# How to know a Guard Donkey is doing his job...



## dirkwood (Apr 14, 2013)

How would you know a Guard Donkey is protecting your calves?
Do you buy your donkey first and later your calves..or maybe all at the same time?
I am learning before dumping in the deep end so in my view it would be a disaster to have your first animals and finding out the donkey is useless.
Please don't tell me that after finding a dead one she does not do her job is the only
 answer.


----------



## Bossroo (Apr 15, 2013)

I am sure that one is aware that there are individual donkeys and then there are other individual donkeys.  Those donkeys will actually run a calf or sheep or goat to exhaustion and some will play with them like ragdolls and some of these playtoys will end up with 4 feet in the air.


----------



## jhm47 (Apr 15, 2013)

Got a neighbor who had a donkey for a guard animal.  Things seemed to be working just fine till the cows started calving, and then the donkey guarded the cows from the calves.  Killed many of them till the neighbor figured out what was going on.  The neighbor made donkey baloney out of it, and it wasn't too bad.  'Course, we washed it down with adult beverages.


----------



## bcnewe2 (Apr 15, 2013)

I've seen mini donkeys guarding but they had to be trained not to harass babies or humans.  IMO to many better choices for guards.  And if I'm not mistaken, I don't think cows need much guarding.  Have you ever tried to get close to a momma cow and her calf? Not me! But I raise sheep so don't know first hand only stories and watching the neighbors with cattle.
Of course adult beverages make everything better jhm47!


----------



## dirkwood (Apr 15, 2013)

The thing is that I will have only calves....no mamma....and no dog as I am only in the weekends at the farm.We have lots of coyote and wolves...so what to do..a donkey is my only option but need to make sure she is doing her job before I spend my money on calves.


----------



## bcnewe2 (Apr 15, 2013)

If its got nothing to guard or learn to guard how will you know? Are you buying one that is already guarding? That would be about the only way, a history of guarding. And I'd want it to be used to guarding what your going to have it guard.  Hope that makes since.


----------



## bcnewe2 (Apr 15, 2013)

Something else I'd like to know would be how successful is it to have only calves without cows.  If I only had lambs (the stock I do raise) without ewes and only checked on them once a week, I just don't know if they'd be smart enough to stay out of trouble or alive.  But calves could be smarter.


----------



## dirkwood (Apr 15, 2013)

I have not got a donkey yet but definately will buy from a breeder whom is breeding  guarders.I was hoping to hear caractistics from farmers whom have been dealing with this.I like to know how to introduce calves and donkey at what time and how long it would take they stay together and. accept each
 other and if there are specific signs to know that the donkey indeed is protecting.


----------



## woodsie (Apr 16, 2013)

I am biased as I can not sing the praises enough about LGDs...if you get a dog that has thousands of years of breeding to be independent defenders of livestock and has been trained (grown up guarding stock) you will not lose stock to predators...particularily if you have two. These dogs are bred to think independently (God knows that they do not take instruction from humans super well...they think they know better, and most of the time they do).
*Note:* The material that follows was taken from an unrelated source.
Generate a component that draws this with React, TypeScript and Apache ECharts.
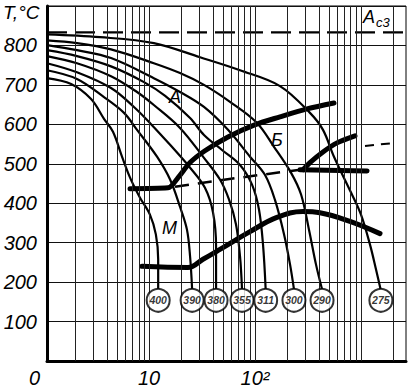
import React, { useEffect, useRef } from 'react';
import * as echarts from 'echarts';

// time axis (s, log) and temperature axis (°C)
const timeMin = 1.09;
const timeMax = 2658;
const tempMin = 0;
const tempMax = 900;
const tempStep = 100;
const ac3Temp = 833;
const circleTemp = 154;

const gridTimes = [2, 3, 4, 5, 6, 7, 8, 9, 10, 20, 30, 40, 50, 60, 70, 80, 90, 100, 200, 300, 400, 500, 600, 700, 800, 900, 1000, 2000];

const hardness = ['400', '390', '380', '355', '311', '300', '290', '275'];
const circleTimes = [12.2, 25.5, 42.9, 75.4, 126, 233, 429, 1540];

// cooling curves [time s, temperature °C]
const curve400 = [[1.09, 717], [1.84, 702], [2.84, 664], [3.76, 614], [4.57, 581], [5.56, 518], [6.62, 465], [8.22, 414], [10.2, 371], [11.6, 321], [12.2, 258], [12.2, 182]];
const curve390 = [[1.09, 737], [2.09, 715], [3.76, 669], [5.81, 629], [7.71, 586], [11.9, 518], [15.8, 460], [19.6, 391], [22.8, 333], [24.4, 265], [25.5, 182]];
const curve380 = [[1.09, 755], [2.09, 732], [4.38, 692], [7.21, 644], [10.4, 601], [15.8, 548], [24.4, 490], [33.7, 439], [40.2, 376], [42.9, 290], [42.9, 182]];
const curve355 = [[1.09, 773], [2.09, 755], [4.38, 722], [7.71, 682], [11.1, 649], [19.6, 591], [33.0, 515], [46.7, 460], [56.9, 409], [66.2, 346], [72.2, 265], [75.4, 182]];
const curve311 = [[1.09, 788], [2.09, 773], [4.38, 747], [8.97, 707], [14.2, 672], [24.4, 616], [33.0, 573], [48.8, 535], [72.2, 497], [93.7, 447], [109, 384], [119, 295], [126, 182]];
const curve300 = [[1.09, 801], [2.09, 788], [4.38, 768], [11.1, 717], [19.6, 682], [33.0, 644], [55.6, 586], [89.7, 518], [124, 472], [154, 409], [188, 321], [214, 245], [233, 182]];
const curve290 = [[1.09, 813], [2.09, 806], [4.38, 790], [11.1, 755], [19.6, 730], [33.0, 700], [58.1, 657], [104, 604], [151, 543], [219, 477], [272, 422], [323, 333], [376, 245], [429, 182]];
const curve275 = [[1.09, 828], [3.45, 821], [11.1, 806], [30.3, 770], [72.2, 737], [172, 697], [330, 629], [438, 586], [556, 518], [805, 427], [1000, 371], [1216, 295], [1386, 232], [1530, 182]];

const coolingCurves = [curve400, curve390, curve380, curve355, curve311, curve300, curve290, curve275];

// transformation lines
const upperLine = [[6.62, 437], [15.1, 439], [18.8, 465], [24.4, 503], [33.7, 533], [55.6, 568], [97.9, 598], [172, 619], [309, 639], [556, 654]];
const rightArc = [[284, 485], [330, 503], [438, 530], [594, 553], [877, 571]];
const rightFlat = [[266, 485], [1140, 482]];
const dashedLine = [[17.6, 442], [72.2, 465], [266, 485]];
const dashRight = [[1091, 545], [2093, 553]];
const lowerLine = [[8.59, 240], [23.3, 237], [32.3, 258], [46.7, 283], [89.7, 328], [161, 364], [284, 379], [410, 376], [787, 354], [1511, 323]];

const FONT = 'Liberation Sans';

export default function App() {
  const ref = useRef<HTMLDivElement>(null);
  useEffect(() => {
    if (!ref.current) return;
    const chart = echarts.init(ref.current, null, { renderer: 'svg' });
    const thin = (data: number[][], name: string) => ({
      type: 'line', name, data, showSymbol: false, smooth: 0.35, silent: true,
      lineStyle: { color: '#000', width: 2.2 }, z: 3,
    });
    const thick = (data: number[][], name: string, smooth = 0.3) => ({
      type: 'line', name, data, showSymbol: false, smooth, silent: true,
      lineStyle: { color: '#000', width: 5, cap: 'round' }, z: 4,
    });
    const series: any[] = [
      {
        type: 'line', name: 'Ac3', data: [[timeMin, ac3Temp], [timeMax, ac3Temp]], showSymbol: false, silent: true,
        lineStyle: { color: '#000', width: 2.2, type: [20, 8] }, z: 2,
        markLine: {
          silent: true, symbol: 'none', label: { show: false },
          lineStyle: { color: '#222', width: 1, type: 'solid' },
          data: gridTimes.map((t) => ({ xAxis: t })),
        },
      },
      ...coolingCurves.map((c, i) => thin(c, 'c' + hardness[i])),
      thick(upperLine, 'upper'),
      thick(rightArc, 'rightArc'),
      thick(rightFlat, 'rightFlat', 0),
      {
        type: 'line', name: 'dash', data: dashedLine, showSymbol: false, silent: true,
        lineStyle: { color: '#000', width: 2.5, type: [14, 9] }, z: 3,
      },
      {
        type: 'line', name: 'dashR', data: dashRight, showSymbol: false, silent: true,
        lineStyle: { color: '#000', width: 2, type: [9, 7] }, z: 3,
      },
      thick(lowerLine, 'lower', 0.4),
      {
        type: 'scatter', name: 'hv', z: 6, silent: true,
        data: circleTimes.map((t, i) => [t, circleTemp, hardness[i]]),
        symbol: 'circle', symbolSize: 23,
        itemStyle: { color: '#fff', borderColor: '#000', borderWidth: 2 },
        label: {
          show: true, position: 'inside', formatter: (p: any) => p.value[2],
          fontFamily: FONT, fontStyle: 'italic', fontWeight: 'bold', fontSize: 10.5,
          color: '#000', textBorderWidth: 0,
        },
      },
    ];
    chart.setOption({
      animation: false,
      backgroundColor: '#fff',
      grid: { left: 47, right: 2, top: 6, bottom: 26, show: true, borderColor: '#000', borderWidth: 1 },
      xAxis: {
        type: 'log', logBase: 10, min: timeMin, max: timeMax,
        axisLine: { show: true, lineStyle: { color: '#000', width: 3 } },
        axisTick: { show: false },
        splitLine: { show: false },
        axisLabel: {
          margin: 7, fontFamily: FONT, fontStyle: 'italic', fontSize: 20, color: '#000',
          showMinLabel: false, showMaxLabel: false,
          formatter: (v: number) => {
            const r = Math.round(v);
            if (r === 10) return '10';
            if (r === 100) return '10²';
            return '';
          },
        },
      },
      yAxis: {
        type: 'value', min: tempMin, max: tempMax, interval: tempStep,
        axisLine: { show: true, lineStyle: { color: '#000', width: 3 } },
        axisTick: { show: false },
        splitLine: { show: true, lineStyle: { color: '#111', width: 1 } },
        axisLabel: {
          margin: 10, fontFamily: FONT, fontStyle: 'italic', fontSize: 20, color: '#000',
          formatter: (v: number) => (v > tempMin && v < tempMax ? String(v) : ''),
        },
      },
      graphic: [
        { type: 'text', left: 3, top: 3, style: { text: 'T,°C', fontFamily: FONT, fontStyle: 'italic', fontSize: 19, fill: '#000' } },
        { type: 'text', left: 29, top: 368, style: { text: '0', fontFamily: FONT, fontStyle: 'italic', fontSize: 20, fill: '#000' } },
        { type: 'text', left: 363, top: 8, style: { text: 'A', fontFamily: FONT, fontStyle: 'italic', fontSize: 18, fill: '#000' } },
        { type: 'text', left: 376, top: 16, style: { text: 'c3', fontFamily: FONT, fontStyle: 'italic', fontSize: 13, fill: '#000' } },
        { type: 'text', left: 169, top: 88, style: { text: 'A', fontFamily: FONT, fontStyle: 'italic', fontSize: 18, fill: '#000' } },
        { type: 'text', left: 271, top: 131, style: { text: 'Б', fontFamily: FONT, fontStyle: 'italic', fontSize: 18, fill: '#000' } },
        { type: 'text', left: 162, top: 219, style: { text: 'М', fontFamily: FONT, fontStyle: 'italic', fontSize: 18, fill: '#000' } },
      ],
      series,
    });
    return () => chart.dispose();
  }, []);
  return <div ref={ref} style={{ position: 'fixed', left: 0, top: 0, width: 408, height: 388, background: '#fff' }} />;
}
I think it is risky raising any stock without being there daily or at least every other day. So many little things can and do go wrong which may not be a big deal if you are there but best of luck...could you find someone else to check in on them?

If you are set on the guard donkey, I would agree with bcnewe2 that get one with a history of guarding...same goes with a LDG dog.


----------



## dirkwood (Apr 16, 2013)

woodsie said:
			
		

> I am biased as I can not sing the praises enough about LGDs...if you get a dog that has thousands of years of breeding to be independent defenders of livestock and has been trained (grown up guarding stock) you will not lose stock to predators...particularily if you have two. These dogs are bred to think independently (God knows that they do not take instruction from humans super well...they think they know better, and most of the time they do).
> 
> I think it is risky raising any stock without being there daily or at least every other day. So many little things can and do go wrong which may not be a big deal if you are there but best of luck...could you find someone else to check in on them?
> 
> If you are set on the guard donkey, I would agree with bcnewe2 that get one with a history of guarding...same goes with a LDG dog.


I agree.....not being there every day is not ideal and yes...wish I could have a dog but can definitely not leave them on attended. Yes I could ask the neighbors to keep an eye out.I have been told by others on here that it's not a big of a deal to have them on there own for 5 days.The donkey I will get from a special breeder who only sells guards.


----------